Work required
Extract word for word the lines of the listing from its start to the line holding "from matplotlib.ticker import", both ends kept; pictures are not part of the copy.

### Provided data ###

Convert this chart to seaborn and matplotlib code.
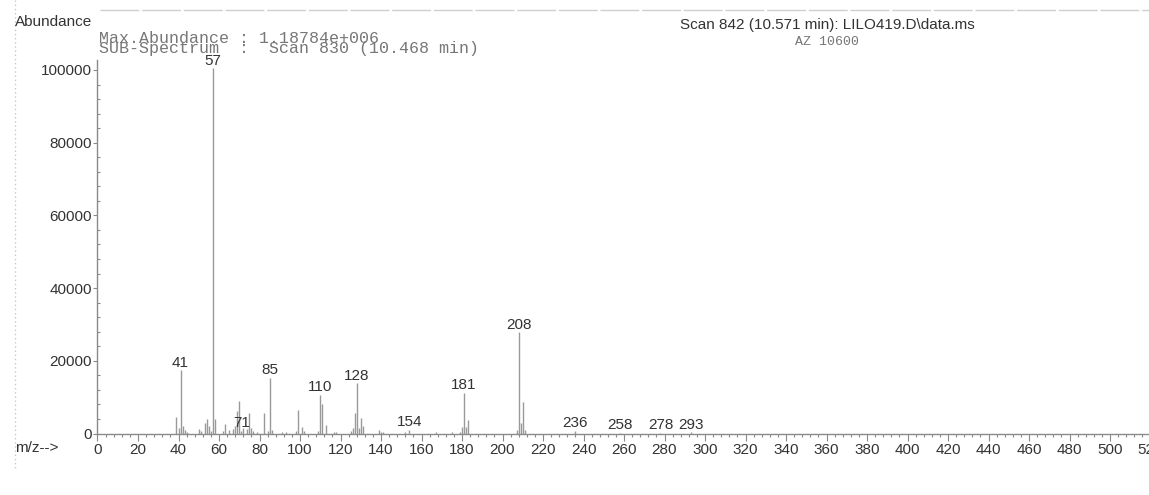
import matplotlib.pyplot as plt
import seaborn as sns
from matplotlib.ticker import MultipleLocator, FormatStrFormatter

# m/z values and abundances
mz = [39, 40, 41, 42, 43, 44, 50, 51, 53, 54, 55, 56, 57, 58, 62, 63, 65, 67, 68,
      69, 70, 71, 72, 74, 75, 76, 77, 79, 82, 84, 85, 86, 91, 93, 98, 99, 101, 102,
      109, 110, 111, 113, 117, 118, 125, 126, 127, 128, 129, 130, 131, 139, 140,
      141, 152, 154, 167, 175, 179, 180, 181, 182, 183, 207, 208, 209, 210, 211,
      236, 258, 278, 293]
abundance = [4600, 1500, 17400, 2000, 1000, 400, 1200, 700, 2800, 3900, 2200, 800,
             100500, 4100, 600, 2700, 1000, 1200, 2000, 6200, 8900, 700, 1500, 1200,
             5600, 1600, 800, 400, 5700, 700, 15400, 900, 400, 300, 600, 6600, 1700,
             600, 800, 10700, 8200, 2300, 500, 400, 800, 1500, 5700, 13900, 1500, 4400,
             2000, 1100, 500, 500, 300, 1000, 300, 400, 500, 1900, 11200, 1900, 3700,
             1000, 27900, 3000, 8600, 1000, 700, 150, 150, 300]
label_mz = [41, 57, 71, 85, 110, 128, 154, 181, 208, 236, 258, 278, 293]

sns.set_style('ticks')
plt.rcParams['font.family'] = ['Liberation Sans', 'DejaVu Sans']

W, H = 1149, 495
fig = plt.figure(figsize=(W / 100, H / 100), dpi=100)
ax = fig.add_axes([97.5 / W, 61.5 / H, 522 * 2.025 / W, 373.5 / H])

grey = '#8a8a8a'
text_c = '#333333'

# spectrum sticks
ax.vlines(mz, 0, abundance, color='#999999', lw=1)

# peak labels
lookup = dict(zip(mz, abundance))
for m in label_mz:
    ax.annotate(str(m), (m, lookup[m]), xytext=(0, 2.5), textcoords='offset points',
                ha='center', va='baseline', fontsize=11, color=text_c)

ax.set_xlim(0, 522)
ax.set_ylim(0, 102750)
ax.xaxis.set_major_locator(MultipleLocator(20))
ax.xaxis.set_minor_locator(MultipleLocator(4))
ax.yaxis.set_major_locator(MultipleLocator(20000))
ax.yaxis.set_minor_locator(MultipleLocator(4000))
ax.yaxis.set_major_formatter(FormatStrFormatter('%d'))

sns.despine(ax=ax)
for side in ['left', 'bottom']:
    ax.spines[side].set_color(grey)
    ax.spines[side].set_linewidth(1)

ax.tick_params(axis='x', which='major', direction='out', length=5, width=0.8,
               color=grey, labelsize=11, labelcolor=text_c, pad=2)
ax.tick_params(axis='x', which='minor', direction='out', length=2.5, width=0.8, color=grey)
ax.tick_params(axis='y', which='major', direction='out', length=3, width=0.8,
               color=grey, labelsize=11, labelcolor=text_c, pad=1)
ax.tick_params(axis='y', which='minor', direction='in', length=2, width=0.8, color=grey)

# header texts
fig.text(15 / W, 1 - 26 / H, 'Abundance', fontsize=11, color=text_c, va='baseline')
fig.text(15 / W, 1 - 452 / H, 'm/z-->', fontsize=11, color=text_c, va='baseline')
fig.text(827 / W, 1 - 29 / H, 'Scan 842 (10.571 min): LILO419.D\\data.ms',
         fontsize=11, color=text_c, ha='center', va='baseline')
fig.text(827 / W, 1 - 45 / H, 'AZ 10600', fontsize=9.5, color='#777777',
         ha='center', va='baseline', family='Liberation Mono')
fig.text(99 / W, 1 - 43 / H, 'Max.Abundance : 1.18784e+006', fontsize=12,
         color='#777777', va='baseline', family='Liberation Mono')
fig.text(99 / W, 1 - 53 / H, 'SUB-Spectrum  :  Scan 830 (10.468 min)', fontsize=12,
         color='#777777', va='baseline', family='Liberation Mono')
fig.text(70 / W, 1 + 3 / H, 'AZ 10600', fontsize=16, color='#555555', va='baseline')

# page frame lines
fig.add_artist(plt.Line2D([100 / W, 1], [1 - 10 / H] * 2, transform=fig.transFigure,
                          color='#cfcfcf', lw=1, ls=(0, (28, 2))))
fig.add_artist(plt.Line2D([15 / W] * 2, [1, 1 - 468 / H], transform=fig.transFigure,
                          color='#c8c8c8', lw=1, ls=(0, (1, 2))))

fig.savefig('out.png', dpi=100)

###

Correct answer
Convert this chart to seaborn and matplotlib code.
import matplotlib.pyplot as plt
import seaborn as sns
from matplotlib.ticker import MultipleLocator, FormatStrFormatter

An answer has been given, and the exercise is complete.